His lightsaber is dangerously close to burning his face
and honestly, as someone who has done stick and weapon fighting, you 1000% accidentally bop yourself in the head from time to time. With blades you tend to be a lot more careful and the way you hold it can make it difficult for those bops to be dangerous, but a lightsaber is basically a sword that’s all blade.
Isn’t this one of the reasons the force is practically required to use a lightsaber? Just so you have perfect control at all times and do not cut yourself in two.
I suppose grievous is an exception, though an argument can be made that him being mostly mechanical allows him to not kill himself.
Do we know if Grievous had force sensitivity at all? Transplanted Jedi blood or horrendous insanity-inducing technology? Or is the robot body just a good enough mix of precise and expendable?
A Roman walks into a bar, holds up two fingers, and says “I want five drinks”.
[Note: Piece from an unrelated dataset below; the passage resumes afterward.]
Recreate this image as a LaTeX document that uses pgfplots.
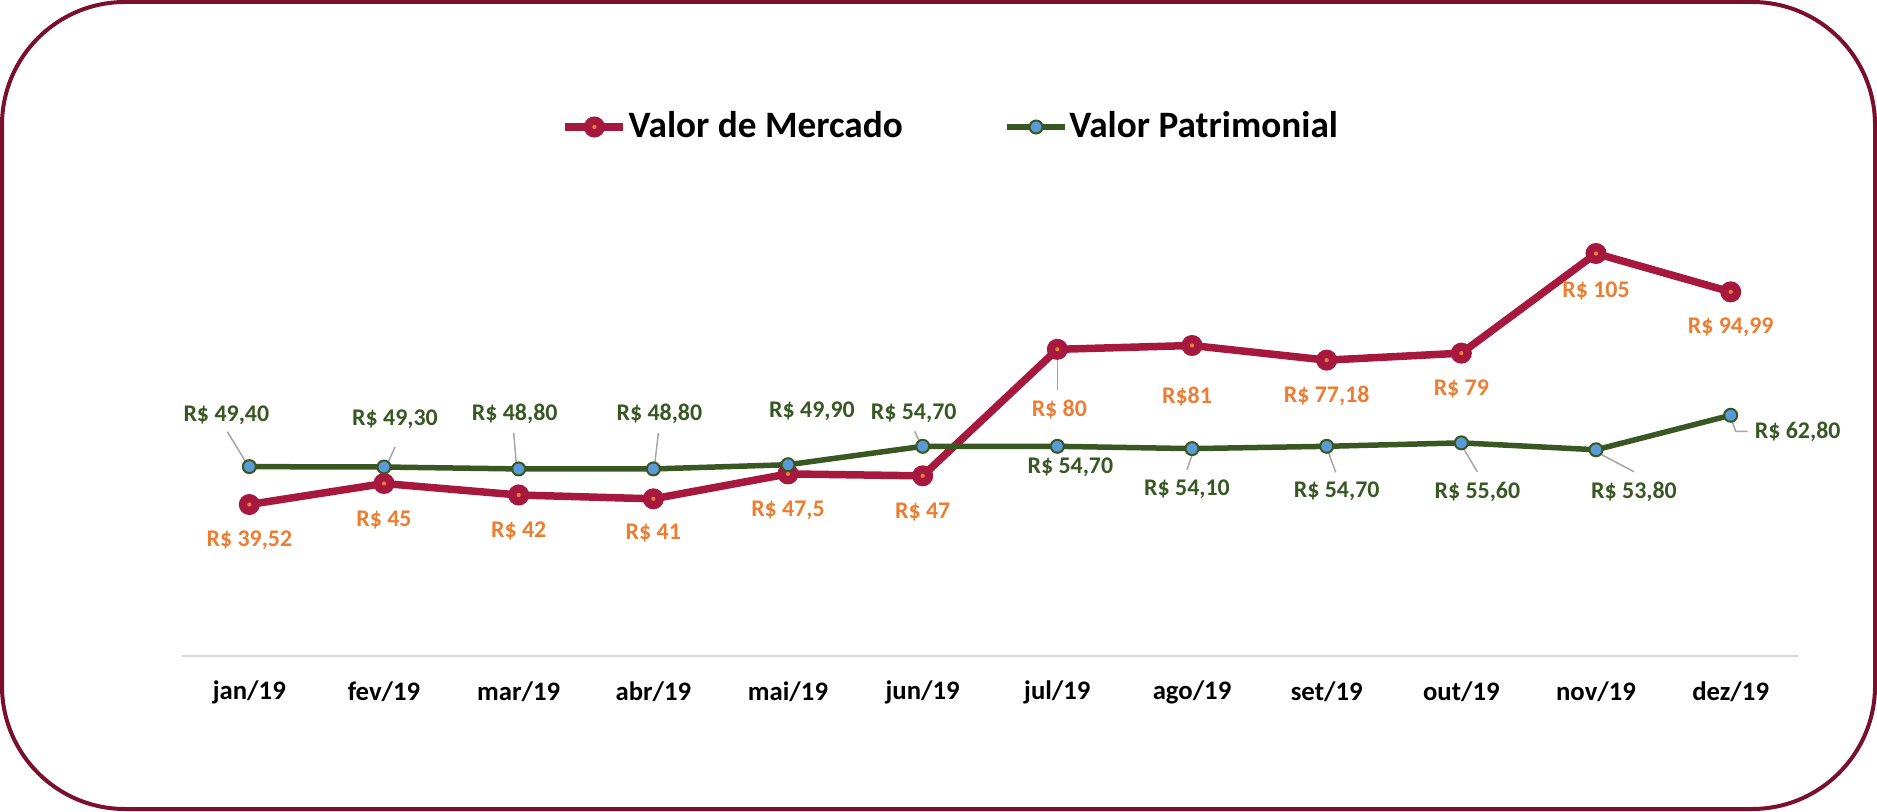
\documentclass[border=0pt]{standalone}
\usepackage{fontspec}
\setmainfont{Carlito}
\usepackage{pgfplots}
\usepackage{pgfplotstable}
\pgfplotsset{compat=1.18}
\definecolor{crim}{RGB}{166,24,62}
\definecolor{orng}{RGB}{237,125,49}
\definecolor{grn}{RGB}{56,87,35}
\definecolor{blu}{RGB}{91,155,213}
\definecolor{maroon}{RGB}{122,16,46}
\definecolor{axgray}{RGB}{217,217,217}
\definecolor{leadgray}{RGB}{166,166,166}
\tikzset{leader/.style={draw=leadgray, line width=0.15mm}}

\pgfdeclareplotmark{mercmark}{%
  \pgfpathcircle{\pgfpointorigin}{\pgfplotmarksize}%
  \pgfsetfillcolor{crim}\pgfusepathqfill
  \pgfpathcircle{\pgfpointorigin}{0.2\pgfplotmarksize}%
  \pgfsetfillcolor{orng}\pgfusepathqfill}

\pgfplotstableread{
x merc pat
0 39.52 49.4
1 45 49.3
2 42 48.8
3 41 48.8
4 47.5 49.9
5 47 54.7
6 80 54.7
7 81 54.1
8 77.18 54.7
9 79 55.6
10 105 53.8
11 94.99 62.8
}\data

\newcommand{\labfont}{\fontsize{6.8}{8}\selectfont\bfseries}

\begin{document}
\begin{tikzpicture}
\useasboundingbox (0,0) rectangle (187.7mm,81.1mm);
\draw[maroon, line width=0.4mm, rounded corners=12.3mm] (0.2mm,0.2mm) rectangle (187.5mm,80.9mm);
\begin{axis}[
  at={(18.2mm,15.5mm)}, anchor=south west,
  scale only axis, width=161.6mm, height=46mm,
  xmin=-0.5, xmax=11.5, ymin=0, ymax=120,
  clip=false,
  hide y axis,
  axis x line*=bottom,
  x axis line style={-, draw=axgray, line width=0.2mm},
  xtick={0,...,11},
  xticklabels={jan/19,fev/19,mar/19,abr/19,mai/19,jun/19,jul/19,ago/19,set/19,out/19,nov/19,dez/19},
  major tick length=0pt,
  xticklabel style={anchor=center, yshift=-3.6mm, font=\fontsize{7.6}{9}\selectfont\bfseries, text=black},
  legend image code/.code={\draw[mark repeat=2,mark phase=2] plot coordinates {(0mm,0mm)(2.9mm,0mm)(5.8mm,0mm)};},
  legend style={at={(0.4756,1.150)}, anchor=center, draw=none, fill=none,
    font=\fontsize{10.6}{12}\selectfont\bfseries,
    nodes={inner xsep=0.15mm},
    /tikz/every even column/.append style={column sep=10mm}},
  legend columns=2,
]
% leader lines
\draw[leader] ([shift={(-2.2mm,3.5mm)}]axis cs:0,49.4) -- ([shift={(-0.2mm,0.2mm)}]axis cs:0,49.4);
\draw[leader] ([shift={(1.1mm,2.0mm)}]axis cs:1,49.3) -- ([shift={(0.2mm,0mm)}]axis cs:1,49.3);
\draw[leader] ([shift={(-0.5mm,3.6mm)}]axis cs:2,48.8) -- ([shift={(-0.2mm,0.1mm)}]axis cs:2,48.8);
\draw[leader] ([shift={(0.5mm,3.6mm)}]axis cs:3,48.8) -- ([shift={(0.1mm,0.1mm)}]axis cs:3,48.8);
\draw[leader] ([shift={(-0.8mm,1.5mm)}]axis cs:5,54.7) -- ([shift={(-0.1mm,0mm)}]axis cs:5,54.7);
\draw[leader] ([shift={(0.2mm,-0.1mm)}]axis cs:7,54.1) -- ([shift={(-0.5mm,-2.1mm)}]axis cs:7,54.1);
\draw[leader] ([shift={(0mm,-0.1mm)}]axis cs:8,54.7) -- ([shift={(0.9mm,-2.6mm)}]axis cs:8,54.7);
\draw[leader] ([shift={(0mm,-0.2mm)}]axis cs:9,55.6) -- ([shift={(1.6mm,-2.9mm)}]axis cs:9,55.6);
\draw[leader] ([shift={(0mm,-0.2mm)}]axis cs:10,53.8) -- ([shift={(3.8mm,-2.2mm)}]axis cs:10,53.8);
\draw[leader] ([shift={(0mm,-0.2mm)}]axis cs:11,62.8) -- ([shift={(0.5mm,-1.6mm)}]axis cs:11,62.8) -- ([shift={(1.7mm,-1.6mm)}]axis cs:11,62.8);
\draw[leader] ([shift={(0mm,-0.5mm)}]axis cs:6,80) -- ([shift={(0mm,-4.1mm)}]axis cs:6,80);

\addplot[crim, line width=0.75mm, mark=mercmark, mark size=3pt] table[x=x,y=merc]{\data};
\addlegendentry{Valor de Mercado}
\addplot[grn, line width=0.55mm, mark=*, mark size=1.85pt, mark options={fill=blu, draw=grn, line width=0.2mm}] table[x=x,y=pat]{\data};
\addlegendentry{Valor Patrimonial}

% labels Patrimonial
\node[text=grn, font=\labfont] at ([shift={(-2.3mm,5.1mm)}]axis cs:0,49.4) {R\$ 49,40};
\node[text=grn, font=\labfont] at ([shift={(1.1mm,4.8mm)}]axis cs:1,49.3) {R\$ 49,30};
\node[text=grn, font=\labfont] at ([shift={(-0.4mm,5.5mm)}]axis cs:2,48.8) {R\$ 48,80};
\node[text=grn, font=\labfont] at ([shift={(0.6mm,5.5mm)}]axis cs:3,48.8) {R\$ 48,80};
\node[text=grn, font=\labfont] at ([shift={(2.4mm,5.3mm)}]axis cs:4,49.9) {R\$ 49,90};
\node[text=grn, font=\labfont] at ([shift={(-0.9mm,3.3mm)}]axis cs:5,54.7) {R\$ 54,70};
\node[text=grn, font=\labfont] at ([shift={(1.3mm,-2.1mm)}]axis cs:6,54.7) {R\$ 54,70};
\node[text=grn, font=\labfont] at ([shift={(-0.5mm,-4.1mm)}]axis cs:7,54.1) {R\$ 54,10};
\node[text=grn, font=\labfont] at ([shift={(1.0mm,-4.5mm)}]axis cs:8,54.7) {R\$ 54,70};
\node[text=grn, font=\labfont] at ([shift={(1.6mm,-4.9mm)}]axis cs:9,55.6) {R\$ 55,60};
\node[text=grn, font=\labfont] at ([shift={(3.8mm,-4.2mm)}]axis cs:10,53.8) {R\$ 53,80};
\node[text=grn, font=\labfont] at ([shift={(6.7mm,-1.7mm)}]axis cs:11,62.8) {R\$ 62,80};
% labels Mercado
\node[text=orng, font=\labfont] at ([shift={(0mm,-3.6mm)}]axis cs:0,39.52) {R\$ 39,52};
\node[text=orng, font=\labfont] at ([shift={(0mm,-3.7mm)}]axis cs:1,45) {R\$ 45};
\node[text=orng, font=\labfont] at ([shift={(0mm,-3.6mm)}]axis cs:2,42) {R\$ 42};
\node[text=orng, font=\labfont] at ([shift={(0mm,-3.4mm)}]axis cs:3,41) {R\$ 41};
\node[text=orng, font=\labfont] at ([shift={(0mm,-3.6mm)}]axis cs:4,47.5) {R\$ 47,5};
\node[text=orng, font=\labfont] at ([shift={(0mm,-3.6mm)}]axis cs:5,47) {R\$ 47};
\node[text=orng, font=\labfont] at ([shift={(0.2mm,-6.0mm)}]axis cs:6,80) {R\$ 80};
\node[text=orng, font=\labfont] at ([shift={(-0.5mm,-5.1mm)}]axis cs:7,81) {R\$81};
\node[text=orng, font=\labfont] at ([shift={(0mm,-3.6mm)}]axis cs:8,77.18) {R\$ 77,18};
\node[text=orng, font=\labfont] at ([shift={(0mm,-3.6mm)}]axis cs:9,79) {R\$ 79};
\node[text=orng, font=\labfont] at ([shift={(0mm,-3.7mm)}]axis cs:10,105) {R\$ 105};
\node[text=orng, font=\labfont] at ([shift={(0mm,-3.5mm)}]axis cs:11,94.99) {R\$ 94,99};
\end{axis}
\end{tikzpicture}
\end{document}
I heard that V was a representation of an open palm with 5 fingers. And X is two palms
I always thought it was an unspoken game of stick, paper, scissors to see who gets to attack first
I’m now curious to know where you’re from, if you’re willing to share. I’ve always known the game as rock, paper, scissors. I’m in the UK, and it seems like the rest of the Anglosphere uses the same three options but sometimes in a different order, like scissors, paper, rock or something. What’s the gesture you make for “stick”?
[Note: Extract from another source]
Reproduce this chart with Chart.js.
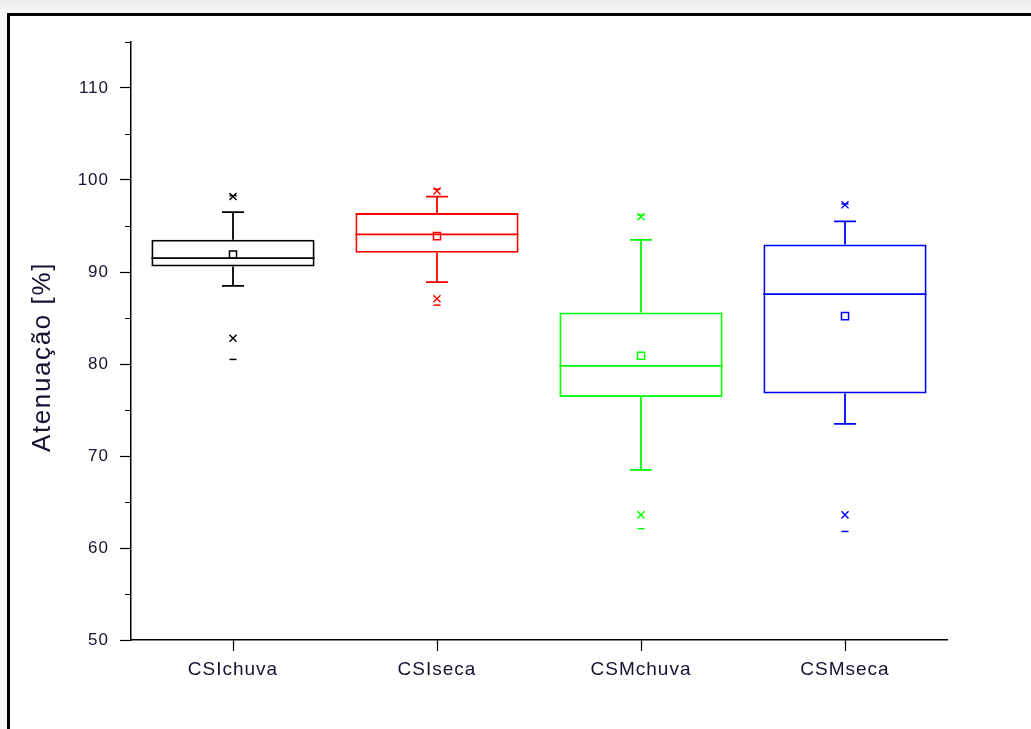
<!DOCTYPE html>
<html>
<head>
<meta charset="utf-8">
<script src="https://cdn.jsdelivr.net/npm/chart.js@4/dist/chart.umd.min.js"></script>
<style>
  html, body { margin: 0; padding: 0; width: 1031px; height: 729px; overflow: hidden; }
  body { background: linear-gradient(#ececec, #f7f7f7 13px, #f7f7f7); position: relative; }
  #frame {
    position: absolute; left: 7px; top: 13px; width: 1100px; height: 800px;
    border-left: 3.5px solid #000; border-top: 3.5px solid #000; background: #fff;
  }
  #chart { position: absolute; left: 0; top: 0; }
</style>
</head>
<body>
<div id="frame"></div>
<canvas id="chart" width="1031" height="729"></canvas>
<script>
// box chart values
const categories = ['CSIchuva', 'CSIseca', 'CSMchuva', 'CSMseca']
const q1 = [90.6, 92.1, 76.4, 76.8]
const q3 = [93.5, 96.4, 85.6, 93.0]
const median = [91.5, 94.1, 79.8, 87.6]
const mean = [91.9, 93.9, 80.9, 85.2]
const whiskerLow = [88.5, 88.9, 68.5, 73.5]
const whiskerHigh = [96.5, 98.2, 93.5, 95.5]
const pct1 = [82.8, 87.1, 63.6, 63.6]
const pct99 = [98.2, 98.8, 96.0, 97.3]
const minVal = [80.5, 86.4, 62.1, 61.8]
const maxVal = [98.3, 99.0, 96.2, 97.4]
const yTicks = [50, 60, 70, 80, 90, 100, 110]
const yMinorTicks = [55, 65, 75, 85, 95, 105, 115]
const yTitle = 'Atenuação [%]'

const colors = ['#000000', '#ff0000', '#00ff00', '#0000ff']
const font = "'Liberation Sans', Arial, sans-serif"
const textColor = '#141432'

// whiskers, caps, medians, minor ticks and the y title
const boxExtras = {
  id: 'boxExtras',
  beforeDraw(chart) {
    chart.ctx.letterSpacing = '1px'
  },
  beforeDatasetsDraw(chart) {
    const {ctx, scales: {x, y}} = chart
    ctx.save()
    ctx.lineWidth = 1.8
    categories.forEach((c, i) => {
      const cx = x.getPixelForValue(i)
      const step = x.getPixelForValue(1) - x.getPixelForValue(0)
      const boxHalf = step * 0.4
      ctx.strokeStyle = colors[i]
      ctx.beginPath()
      // median
      ctx.moveTo(cx - boxHalf, y.getPixelForValue(median[i]))
      ctx.lineTo(cx + boxHalf, y.getPixelForValue(median[i]))
      // whiskers
      ctx.moveTo(cx, y.getPixelForValue(q3[i]))
      ctx.lineTo(cx, y.getPixelForValue(whiskerHigh[i]))
      ctx.moveTo(cx, y.getPixelForValue(q1[i]))
      ctx.lineTo(cx, y.getPixelForValue(whiskerLow[i]))
      // caps
      ctx.moveTo(cx - 11, y.getPixelForValue(whiskerHigh[i]))
      ctx.lineTo(cx + 11, y.getPixelForValue(whiskerHigh[i]))
      ctx.moveTo(cx - 11, y.getPixelForValue(whiskerLow[i]))
      ctx.lineTo(cx + 11, y.getPixelForValue(whiskerLow[i]))
      ctx.stroke()
    })
    // minor ticks on the y axis
    ctx.strokeStyle = '#000'
    ctx.lineWidth = 1.2
    ctx.beginPath()
    yMinorTicks.forEach(v => {
      const py = Math.round(y.getPixelForValue(v)) + 0.5
      ctx.moveTo(y.right - 6, py)
      ctx.lineTo(y.right, py)
    })
    ctx.stroke()

    // y axis title, sitting a little below the axis middle as in the original
    ctx.translate(43, (y.top + y.bottom) / 2 + 16)
    ctx.rotate(-Math.PI / 2)
    ctx.letterSpacing = '1.6px'
    ctx.font = "26px " + font
    ctx.fillStyle = textColor
    ctx.textAlign = 'center'
    ctx.textBaseline = 'middle'
    ctx.fillText(yTitle, 0, 0)
    ctx.restore()
  }
}

const markerSet = (data, style, radius, width) => ({
  type: 'line',
  data,
  showLine: false,
  pointStyle: style,
  pointRadius: radius,
  pointHoverRadius: radius,
  pointBorderWidth: width,
  pointBorderColor: colors,
  pointBackgroundColor: 'rgba(0,0,0,0)'
})

new Chart(
  document.getElementById('chart'),
  {
    type: 'bar',
    data: {
      labels: categories,
      datasets: [
        {
          data: q1.map((v, i) => [v, q3[i]]),
          backgroundColor: 'rgba(0,0,0,0)',
          borderColor: colors,
          borderWidth: 1.8,
          borderSkipped: false,
          barPercentage: 0.8,
          categoryPercentage: 1,
          grouped: false
        },
        markerSet(mean, 'rect', 5, 1.5),
        markerSet(pct1, 'crossRot', 5, 1.4),
        markerSet(pct99, 'crossRot', 5, 1.4),
        markerSet(minVal, 'line', 3.5, 1.5),
        markerSet(maxVal, 'line', 3.5, 1.5)
      ]
    },
    options: {
      responsive: false,
      animation: false,
      devicePixelRatio: 1,
      layout: {
        padding: { left: 0, top: 42, right: 84, bottom: 0 }
      },
      plugins: {
        legend: { display: false },
        tooltip: { enabled: false }
      },
      scales: {
        x: {
          offset: true,
          grid: {
            offset: false,
            drawOnChartArea: false,
            tickLength: 11,
            tickColor: '#000',
            tickWidth: 1.2
          },
          border: { color: '#000', width: 1.5 },
          ticks: {
            color: textColor,
            font: { family: font, size: 19 },
            padding: 7
          },
          afterFit(scale) { scale.height = 89 }
        },
        y: {
          min: 50,
          max: 115,
          afterBuildTicks(scale) {
            scale.ticks = yTicks.map(v => ({ value: v }))
          },
          grid: {
            drawOnChartArea: false,
            tickLength: 11,
            tickColor: '#000',
            tickWidth: 1.2
          },
          border: { color: '#000', width: 1.5 },
          ticks: {
            color: textColor,
            font: { family: font, size: 17 },
            padding: 11
          },
          afterFit(scale) { scale.width = 131 }
        }
      }
    },
    plugins: [boxExtras]
  }
)
</script>
</body>
</html>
I like to think it’s just the same logic as that old stick vs 1,000 US marines post. Scissors cut the stick in half? Now you have two sticks. Stick always wins.
Anyway it’s not like paper beats rock has a whole lot of reasoning behind it
What about high ground?
What’s the deal with those two fingers anyway? Hollywood seems to have a thing for it but I’m curious what idea they want to convey to the audience.
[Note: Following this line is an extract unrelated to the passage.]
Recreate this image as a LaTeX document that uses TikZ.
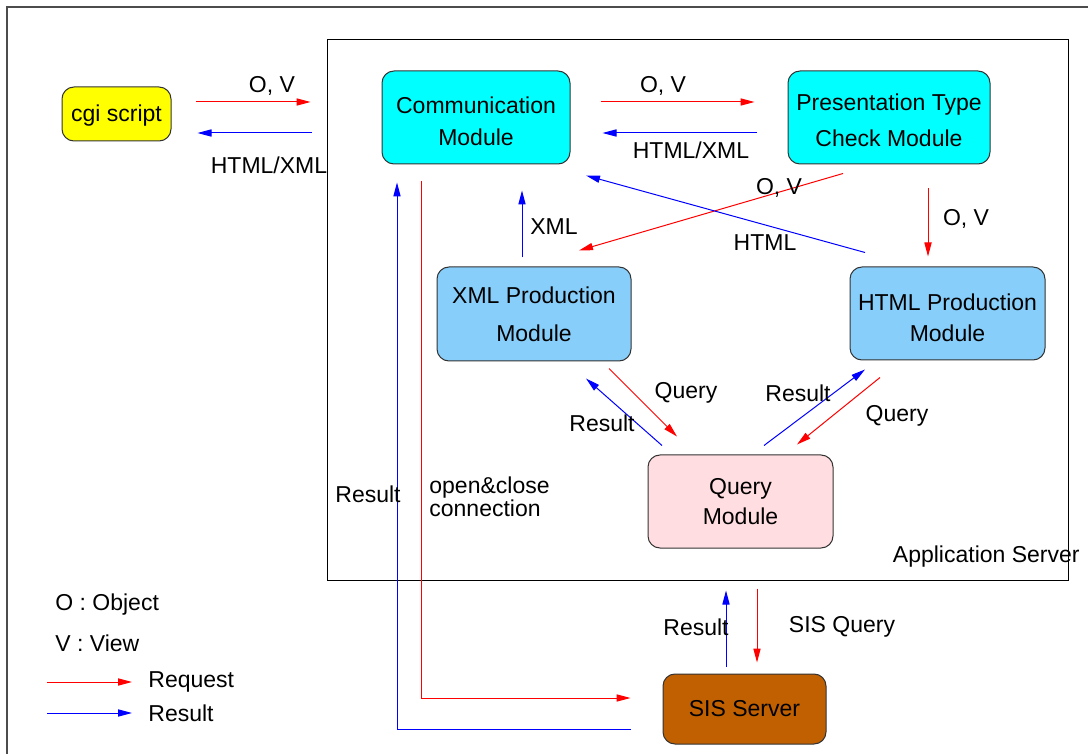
\documentclass[tikz,border=0pt]{standalone}
\usepackage{fontspec}
\setmainfont{Liberation Sans}
\usetikzlibrary{arrows.meta,calc}
\definecolor{cgiyellow}{HTML}{FFFF00}
\definecolor{modcyan}{HTML}{00FFFF}
\definecolor{prodblue}{HTML}{87CEFA}
\definecolor{querypink}{HTML}{FFDDE0}
\definecolor{sisbrown}{HTML}{C06000}
\definecolor{boxline}{HTML}{333333}
\definecolor{reqred}{HTML}{FF0000}
\definecolor{resblue}{HTML}{0000FF}
\tikzset{
  modbox/.style={draw=boxline,line width=0.5pt,rounded corners=6pt,align=center,inner sep=2pt,font=\fontsize{11.5}{16}\selectfont},
  req/.style={-{Triangle[length=7pt,width=3.6pt]},color=reqred,line width=0.5pt},
  res/.style={-{Triangle[length=7pt,width=3.6pt]},color=resblue,line width=0.5pt},
  lbl/.style={font=\fontsize{11.5}{10}\selectfont,inner sep=0pt,align=left},
}

\begin{document}
\begin{tikzpicture}[x=0.5pt,y=-0.5pt]
  \useasboundingbox (0,0) rectangle (1088,754);
  \draw[gray!60!black,line width=0.7pt] (7,7) rectangle (1100,770);
  \node[draw,line width=0.5pt,minimum width=370.5pt,minimum height=270pt] (appsrv) at (697.5,310) {};
  \node[lbl,anchor=east] (appname) at (1080,557) {Application Server};
  % modules
  \node[modbox,fill=cgiyellow,minimum width=54.5pt,minimum height=27pt] (cgi) at (116.5,114) {\rule{0pt}{10pt}cgi script};
  \node[modbox,fill=modcyan,minimum width=94pt,minimum height=46.5pt] (comm) at (476,117.5) {\rule{0pt}{12.5pt}Communication\\Module};
  \node[modbox,fill=modcyan,minimum width=101pt,minimum height=46.5pt] (pres) at (889,117.5) {\rule{0pt}{11.5pt}Presentation Type\\[2pt]Check Module};
  \node[modbox,fill=prodblue,minimum width=97pt,minimum height=47pt] (xmlp) at (534,314) {XML Production\\[3pt]Module};
  \node[modbox,fill=prodblue,minimum width=97.5pt,minimum height=46.5pt] (htmlp) at (947.5,313.5) {\rule{0pt}{12.5pt}HTML Production\\[-0.5pt]Module};
  \node[modbox,fill=querypink,minimum width=92.5pt,minimum height=46.5pt] (query) at (740.5,501.5) {Query\\[-1pt]Module};
  \node[modbox,fill=sisbrown,minimum width=81.5pt,minimum height=35pt] (sis) at (744.5,709) {SIS Server};
  % cgi <-> communication
  \draw[req] ([shift={(24,-12)}]cgi.east) -- ([shift={(-71,-15.5)}]comm.west);
  \draw[res] ([shift={(-70,15.5)}]comm.west) -- ([shift={(26,19)}]cgi.east);
  \node[lbl] (ov1) at (272,86) {O, V};
  \node[lbl] (hx1) at (269,165) {HTML/XML};
  % communication <-> presentation
  \draw[req] ([shift={(30,-15.5)}]comm.east) -- ([shift={(-33,-15.5)}]pres.west);
  \draw[res] ([shift={(-31,15.5)}]pres.west) -- ([shift={(32,15.5)}]comm.east);
  \node[lbl] (ov2) at (663,86) {O, V};
  \node[lbl] (hx2) at (691,150) {HTML/XML};
  % crossing arrows
  \draw[req] ([shift={(-46,9)}]pres.south) -- ([shift={(45,-16)}]xmlp.north);
  \draw[res] ([shift={(-82.5,-14)}]htmlp.north) -- ([shift={(110,11)}]comm.south);
  \node[lbl] (ov3) at (779,188) {O, V};
  \node[lbl] (ht1) at (765,243) {HTML};
  \draw[req] ([shift={(39,24)}]pres.south) -- ([shift={(-19.5,-10)}]htmlp.north);
  \node[lbl] (ov4) at (966,219) {O, V};
  \draw[res] ([shift={(-12,-9)}]xmlp.north) -- ([shift={(46,26)}]comm.south);
  \node[lbl] (xm1) at (554,227) {XML};
  % production <-> query
  \draw[req] ([shift={(75,7)}]xmlp.south) -- ([shift={(-63.5,-18)}]query.north);
  \draw[res] ([shift={(-78.5,-9)}]query.north) -- ([shift={(52,17)}]xmlp.south);
  \node[lbl] (qy1) at (686,393) {Query};
  \node[lbl] (rs1) at (602,423) {Result};
  \draw[res] ([shift={(23.5,-9)}]query.north) -- ([shift={(-82.5,9)}]htmlp.south);
  \draw[req] ([shift={(-67.5,17)}]htmlp.south) -- ([shift={(56.5,-10)}]query.north);
  \node[lbl] (rs2) at (798,393) {Result};
  \node[lbl] (qy2) at (897,416) {Query};
  % connection to the SIS server
  \draw[req] ([shift={(-55,17)}]comm.south) |- ([shift={(-32,-11)}]sis.west);
  \draw[res] ([shift={(-32,20)}]sis.west) -| ([shift={(-79,18)}]comm.south);
  \node[lbl] (rs3) at (368,494) {Result};
  \node[lbl,anchor=west] (oc1) at (429,497) {open\&close\\connection};
  \draw[res] ([shift={(-18.5,-7)}]sis.north) -- ([shift={(-14.5,42)}]query.south);
  \draw[req] ([shift={(16.5,40)}]query.south) -- ([shift={(12.5,-11)}]sis.north);
  \node[lbl] (rs4) at (696,627) {Result};
  \node[lbl] (sq1) at (842,627) {SIS Query};
  % legend
  \node[lbl,anchor=west] (lobj) at (55,605) {O : Object};
  \node[lbl,anchor=west] (lview) at (55,643) {V : View};
  \node[lbl,anchor=west] (lreq) at (148,682) {Request};
  \node[lbl,anchor=west] (lres) at (148,713) {Result};
  \draw[req] ([shift={(-101,0)}]lreq.west) -- ([shift={(-16,0)}]lreq.west);
  \draw[res] ([shift={(-101,0)}]lres.west) -- ([shift={(-16,0)}]lres.west);
\end{tikzpicture}
\end{document}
I’m told it’s actually a Buddhist hand symbol that warns of strife and danger, so it’s a threat display.
Point upwards as a general warning, point it at someone as a threat.
So in Mulan’s case the context should be that she doesn’t want to hurt her opponent, but she will if they attack. I don’t remember this moment so I’m not sure if the film makers knew this. Pretty sure the Star Wars peeps didn’t, but Obi Wan was pretty bad at the “diplomats and peacemakers” part of being a Jedi so maybe they did.
Supposedly, not a Buddhist though, that could all be very wrong, but it certainly doesn’t offer any martial advantage.